Acil diğer bir sorun uyuşturucu belası. Uyuşturucu belasıyla ilgili bakın, Uluslararası Organize Suç İnisiyatifi'nin Küresel Organize Suç Endeksi 2023 Raporu'nda Türkiye 193 ülke arasında dünyada 14'üncü, 51 Asya ülkesi arasında 6'ncı, Avrupa'da ise 1'inci. Ülkemizin eroin ticareti noktasında nasıl bir noktaya geldiğini biliyorsunuz. Burada, raporda asıl şu cümle çok önemli ve gerçekten ürkütücü...

(Mikrofon otomatik cihaz tarafından kapatıldı)

MUSTAFA YENEROĞLU (İstanbul) - "Mafya tarzı grupların Hükûmet ve diğer siyasetçilerle yakın bağlantılar geliştirdikleri ve bu sayede eylemleri nedeniyle gözden düşene kadar kolluk kuvvetleri ya da yargı sisteminden muaf oldukları izlenmektedir." diyor.

BAŞKAN MEHMET MUŞ - Sayın Yeneroğlu, teşekkür ediyorum.

MUSTAFA YENEROĞLU (İstanbul) - Bir cümle kaldı.

BAŞKAN MEHMET MUŞ - Bekliyorlar, Sayın Yeneroğlu, arkadaşlarımız bekliyor.

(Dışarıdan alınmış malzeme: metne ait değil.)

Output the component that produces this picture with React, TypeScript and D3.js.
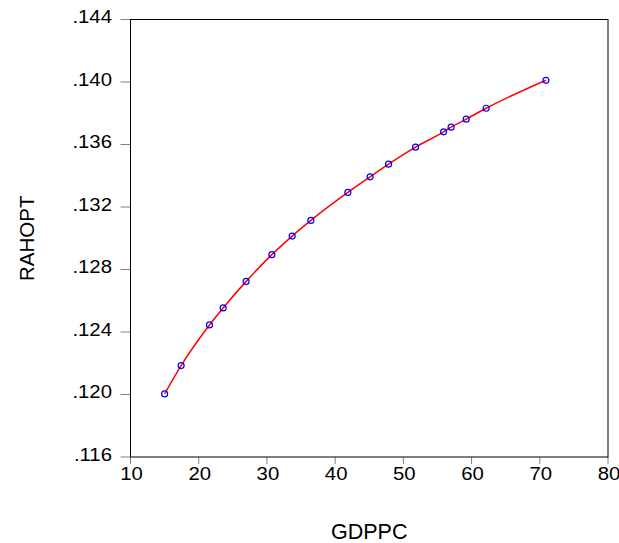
import React from 'react';
import * as d3 from 'd3';

const gdppc = [15.0, 17.42, 21.58, 23.58, 26.95, 30.72, 33.7, 36.44, 41.86, 45.13, 47.83, 51.79, 55.9, 57.0, 59.21, 62.14, 70.9];
const rahopt = [0.12004, 0.12185, 0.12445, 0.12554, 0.12724, 0.12895, 0.13014, 0.13114, 0.13293, 0.13393, 0.13474, 0.13583, 0.13681, 0.13711, 0.13762, 0.13832, 0.14011];
const xTicks = [10, 20, 30, 40, 50, 60, 70, 80];
const yTicks = [0.116, 0.12, 0.124, 0.128, 0.132, 0.136, 0.14, 0.144];

const W = 619;
const H = 543;
const margin = { top: 19.5, right: 11, bottom: 86, left: 130.5 };

export default function App() {
  const x = d3.scaleLinear().domain([10, 80]).range([margin.left, W - margin.right]);
  const y = d3.scaleLinear().domain([0.116, 0.144]).range([H - margin.bottom, margin.top]);
  const pts = gdppc.map((g, i) => [g, rahopt[i]] as [number, number]);
  const line = d3.line<[number, number]>()
    .x(d => x(d[0]))
    .y(d => y(d[1]))
    .curve(d3.curveMonotoneX);
  const fmt = (v: number) => v.toFixed(3).replace(/^0/, '');
  const font = 'Liberation Sans, Arial, sans-serif';
  const x0 = x(10), x1 = x(80), y0 = y(0.116), y1 = y(0.144);
  const sx = 1.1; // tick labels look a bit wide in the original

  return (
    <svg width={W} height={H} style={{ position: 'absolute', left: 0, top: 0 }} fontFamily={font}>
      <rect x={0} y={0} width={W} height={H} fill="#fff" />
      {/* ticks */}
      {yTicks.map(t => (
        <g key={'y' + t}>
          <line x1={x0 - 10} x2={x0} y1={y(t)} y2={y(t)} stroke="#808080" strokeWidth={1} />
          <text transform={`translate(${x0 - 18.5},${y(t) + 3.5}) scale(${sx},1)`} textAnchor="end" fontSize={18.5} fill="#000">{fmt(t)}</text>
        </g>
      ))}
      {xTicks.map(t => (
        <g key={'x' + t}>
          <line x1={x(t)} x2={x(t)} y1={y0} y2={y0 + 7} stroke="#808080" strokeWidth={1} />
          <text transform={`translate(${x(t) + 1},${y0 + 22.5}) scale(${sx},1)`} textAnchor="middle" fontSize={18.5} fill="#000">{t}</text>
        </g>
      ))}
      {/* frame */}
      <rect x={x0} y={y1} width={x1 - x0} height={y0 - y1} fill="none" stroke="#000" strokeWidth={1} />
      {/* fitted line */}
      <path d={line(pts) || ''} fill="none" stroke="#ff0000" strokeWidth={1.5} />
      {pts.map((d, i) => (
        <circle key={i} cx={x(d[0])} cy={y(d[1])} r={3} fill="none" stroke="#0000ff" strokeWidth={1.2} />
      ))}
      <text x={(x0 + x1) / 2} y={539} textAnchor="middle" fontSize={21.5} fill="#000">GDPPC</text>
      <text transform={`translate(33.5,${(y0 + y1) / 2}) rotate(-90)`} textAnchor="middle" fontSize={20.5} fill="#000">RAHOPT</text>
    </svg>
  );
}
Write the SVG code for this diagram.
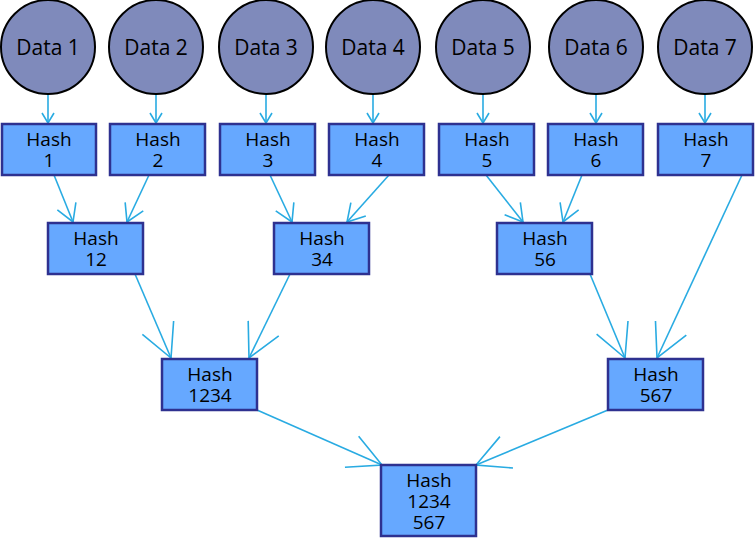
<svg xmlns="http://www.w3.org/2000/svg" width="755" height="538" viewBox="0 0 755 538">
<defs>
<style>
.c{fill:#7f8abb;stroke:#000;stroke-width:2}
.b{fill:#66a8ff;stroke:#2e3190;stroke-width:2.5}
.t{font-family:"Open Sans","Liberation Sans",sans-serif;font-size:19px;fill:#000;text-anchor:middle}
.d{font-size:21px}
.e{stroke:#29abe2;stroke-width:1.6;fill:none}
.h{stroke:#29abe2;stroke-width:1.6;fill:none}
</style>
<marker id="s" markerUnits="userSpaceOnUse" viewBox="-12 -8 13 16" markerWidth="13" markerHeight="16" refX="0" refY="0" orient="auto"><path class="h" d="M-10,-6 L0,0 L-10,6"/></marker>
<marker id="m" markerUnits="userSpaceOnUse" viewBox="-20 -12 21 24" markerWidth="21" markerHeight="24" refX="0" refY="0" orient="auto"><path class="h" d="M-17,-10 L0,0 L-17,10"/></marker>
<marker id="l" markerUnits="userSpaceOnUse" viewBox="-36 -20 37 40" markerWidth="37" markerHeight="40" refX="0" refY="0" orient="auto"><path class="h" d="M-33,-17 L0,0 L-33,17"/></marker>
</defs>
<g id="connectors">
<line class="e" x1="48" y1="95" x2="48" y2="123" marker-end="url(#s)"/>
<line class="e" x1="156" y1="95" x2="156" y2="123" marker-end="url(#s)"/>
<line class="e" x1="266" y1="95" x2="266" y2="123" marker-end="url(#s)"/>
<line class="e" x1="373" y1="95" x2="373" y2="123" marker-end="url(#s)"/>
<line class="e" x1="483" y1="95" x2="483" y2="123" marker-end="url(#s)"/>
<line class="e" x1="596" y1="95" x2="596" y2="123" marker-end="url(#s)"/>
<line class="e" x1="705" y1="95" x2="705" y2="123" marker-end="url(#s)"/>
<line class="e" x1="54" y1="175" x2="73" y2="222" marker-end="url(#m)"/>
<line class="e" x1="149" y1="175" x2="127" y2="222" marker-end="url(#m)"/>
<line class="e" x1="270" y1="175" x2="292" y2="222" marker-end="url(#m)"/>
<line class="e" x1="389" y1="175" x2="347" y2="222" marker-end="url(#m)"/>
<line class="e" x1="486" y1="175" x2="523" y2="222" marker-end="url(#m)"/>
<line class="e" x1="582" y1="175" x2="563" y2="222" marker-end="url(#m)"/>
<line class="e" x1="742" y1="175" x2="657" y2="358" marker-end="url(#l)"/>
<line class="e" x1="135" y1="274" x2="171" y2="358" marker-end="url(#l)"/>
<line class="e" x1="290" y1="274" x2="249" y2="358" marker-end="url(#l)"/>
<line class="e" x1="590" y1="274" x2="625" y2="358" marker-end="url(#l)"/>
<line class="e" x1="257" y1="410" x2="382" y2="465" marker-end="url(#l)"/>
<line class="e" x1="608" y1="410" x2="476" y2="465" marker-end="url(#l)"/>
</g>
<g id="d1"><circle class="c" cx="48" cy="47" r="47"/><text class="t d" x="48" y="55">Data 1</text></g>
<g id="d2"><circle class="c" cx="156" cy="47" r="47"/><text class="t d" x="156" y="55">Data 2</text></g>
<g id="d3"><circle class="c" cx="266" cy="47" r="47"/><text class="t d" x="266" y="55">Data 3</text></g>
<g id="d4"><circle class="c" cx="373" cy="47" r="47"/><text class="t d" x="373" y="55">Data 4</text></g>
<g id="d5"><circle class="c" cx="483" cy="47" r="47"/><text class="t d" x="483" y="55">Data 5</text></g>
<g id="d6"><circle class="c" cx="596" cy="47" r="47"/><text class="t d" x="596" y="55">Data 6</text></g>
<g id="d7"><circle class="c" cx="705" cy="47" r="47"/><text class="t d" x="705" y="55">Data 7</text></g>
<g id="h1"><rect class="b" x="2" y="124" width="94" height="51"/><text class="t" x="49" y="146">Hash</text><text class="t" x="49" y="167">1</text></g>
<g id="h2"><rect class="b" x="110" y="124" width="95" height="51"/><text class="t" x="158" y="146">Hash</text><text class="t" x="158" y="167">2</text></g>
<g id="h3"><rect class="b" x="220" y="124" width="95" height="51"/><text class="t" x="268" y="146">Hash</text><text class="t" x="268" y="167">3</text></g>
<g id="h4"><rect class="b" x="329" y="124" width="95" height="51"/><text class="t" x="377" y="146">Hash</text><text class="t" x="377" y="167">4</text></g>
<g id="h5"><rect class="b" x="439" y="124" width="95" height="51"/><text class="t" x="487" y="146">Hash</text><text class="t" x="487" y="167">5</text></g>
<g id="h6"><rect class="b" x="548" y="124" width="95" height="51"/><text class="t" x="596" y="146">Hash</text><text class="t" x="596" y="167">6</text></g>
<g id="h7"><rect class="b" x="658" y="124" width="95" height="51"/><text class="t" x="706" y="146">Hash</text><text class="t" x="706" y="167">7</text></g>
<g id="h12"><rect class="b" x="48" y="223" width="95" height="51"/><text class="t" x="96" y="245">Hash</text><text class="t" x="96" y="266">12</text></g>
<g id="h34"><rect class="b" x="274" y="223" width="95" height="51"/><text class="t" x="322" y="245">Hash</text><text class="t" x="322" y="266">34</text></g>
<g id="h56"><rect class="b" x="497" y="223" width="95" height="51"/><text class="t" x="545" y="245">Hash</text><text class="t" x="545" y="266">56</text></g>
<g id="h1234"><rect class="b" x="162" y="359" width="95" height="51"/><text class="t" x="210" y="381">Hash</text><text class="t" x="210" y="402">1234</text></g>
<g id="h567"><rect class="b" x="608" y="359" width="95" height="51"/><text class="t" x="656" y="381">Hash</text><text class="t" x="656" y="402">567</text></g>
<g id="hroot"><rect class="b" x="381" y="465" width="95" height="71"/><text class="t" x="429" y="487">Hash</text><text class="t" x="429" y="508">1234</text><text class="t" x="429" y="529">567</text></g>
</svg>
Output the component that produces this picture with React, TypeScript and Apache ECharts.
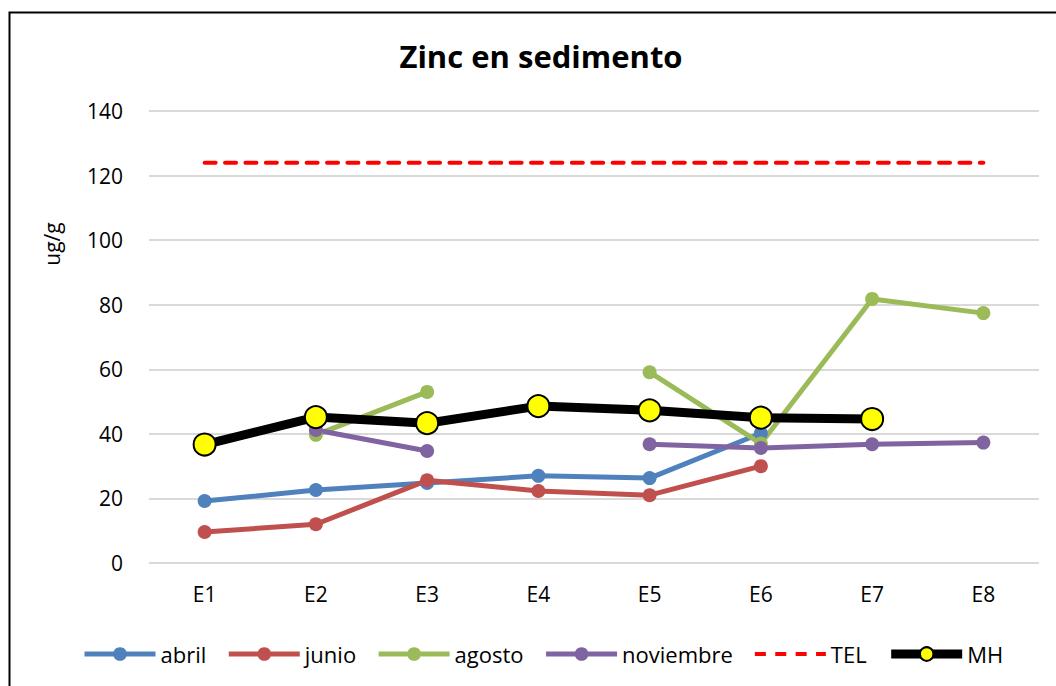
import React, { useEffect, useRef } from "react";
import * as echarts from "echarts";

const categories = ["E1", "E2", "E3", "E4", "E5", "E6", "E7", "E8"];
const abril = [19.2, 22.6, 24.8, 27, 26.3, 40.2, null, null];
const junio = [9.6, 12, 25.6, 22.3, 21, 30, null, null];
const agosto = [null, 39.7, 53, null, 59.1, 37, 81.8, 77.4];
const noviembre = [null, 41.2, 34.7, null, 36.8, 35.6, 36.8, 37.3];
const tel = [124, 124, 124, 124, 124, 124, 124, 124];
const mh = [36.7, 45.2, 43.3, 48.6, 47.3, 45, 44.6, null];
const legendNames = ["abril", "junio", "agosto", "noviembre", "TEL", "MH"];

const FONT = "Open Sans";

export default function App() {
  const ref = useRef<HTMLDivElement>(null);
  useEffect(() => {
    if (!ref.current) return;
    const chart = echarts.init(ref.current, null, { renderer: "svg" });
    const lineSeries = (name: string, data: (number | null)[], color: string) => ({
      name,
      type: "line",
      data,
      symbol: "circle",
      symbolSize: 14,
      connectNulls: false,
      lineStyle: { color, width: 5, cap: "round" },
      itemStyle: { color },
      z: 3,
    });
    chart.setOption({
      animation: false,
      backgroundColor: "#fff",
      textStyle: { fontFamily: FONT },
      title: {
        text: "Zinc en sedimento",
        left: 536,
        textAlign: "center",
        top: 35,
        textStyle: { fontFamily: FONT, fontWeight: "bold", fontSize: 31, color: "#000" },
      },
      graphic: [
        {
          type: "rect",
          shape: { x: 9.5, y: 12.5, width: 1100, height: 700 },
          style: { fill: "none", stroke: "#000", lineWidth: 2 },
          silent: true,
        },
        {
          type: "text",
          x: 52,
          y: 244,
          rotation: Math.PI / 2,
          style: {
            text: "ug/g",
            fontFamily: FONT,
            fontSize: 21,
            fill: "#000",
            align: "center",
            verticalAlign: "middle",
          },
          silent: true,
        },
      ],
      grid: { left: 149, right: 17, top: 111, bottom: 123 },
      legend: {
        top: 643,
        left: 82,
        padding: 0,
        itemWidth: 71,
        itemHeight: 17,
        itemGap: 20,
        lineStyle: { width: "inherit", cap: "butt" },
        textStyle: { fontFamily: FONT, fontSize: 22, color: "#000" },
        data: legendNames.map((n) =>
          n === "TEL" ? { name: n, itemStyle: { opacity: 0 } } : { name: n }
        ),
      },
      xAxis: {
        type: "category",
        data: categories,
        boundaryGap: true,
        axisLine: { show: false },
        axisTick: { show: false },
        axisLabel: { fontFamily: FONT, fontSize: 21, color: "#000", margin: 20 },
      },
      yAxis: {
        type: "value",
        min: 0,
        max: 140,
        interval: 20,
        axisLine: { show: false },
        axisTick: { show: false },
        axisLabel: { fontFamily: FONT, fontSize: 21, color: "#000", margin: 26 },
        splitLine: { lineStyle: { color: "#d9d9d9", width: 2 } },
      },
      series: [
        lineSeries("abril", abril, "#4f81bd"),
        lineSeries("junio", junio, "#c0504d"),
        lineSeries("agosto", agosto, "#9bbb59"),
        lineSeries("noviembre", noviembre, "#8064a2"),
        {
          name: "TEL",
          type: "line",
          data: tel,
          symbol: "none",
          lineStyle: { color: "#ff0000", width: 4, type: [11, 9.4], cap: "round" },
          itemStyle: { color: "#ff0000" },
          z: 2,
        },
        {
          name: "MH",
          type: "line",
          data: mh,
          symbol: "circle",
          symbolSize: 22,
          lineStyle: { color: "#000", width: 9, cap: "round" },
          itemStyle: { color: "#ffff00", borderColor: "#000", borderWidth: 2 },
          z: 4,
        },
      ],
    });
    return () => chart.dispose();
  }, []);
  return (
    <div
      ref={ref}
      style={{ position: "fixed", left: 0, top: 0, width: 1056, height: 686 }}
    />
  );
}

Selamlamanızı yapın, bitirin.

MUSTAFA YENEROĞLU (İstanbul) - Şimdi aynı duruma düşmeyelim, bari bir selam verelim.

BAŞKAN MEHMET MUŞ - Selamlamanızı yapın, buyurun lütfen.

MUSTAFA YENEROĞLU (İstanbul) - Yani çok başlıklar var eklenecek ama maalesef şu anda ona vaktimiz yok. Ben hepinizi tekrar saygıyla, muhabbetle selamlıyorum.

İÇİŞLERİ BAKANI ALİ YERLİKAYA - Özellikle bakıyorum.

MUSTAFA YENEROĞLU (İstanbul) - Estağfurullah, sağ olun. Ben samimiyetimden dolayı söyledim Sayın Bakanım.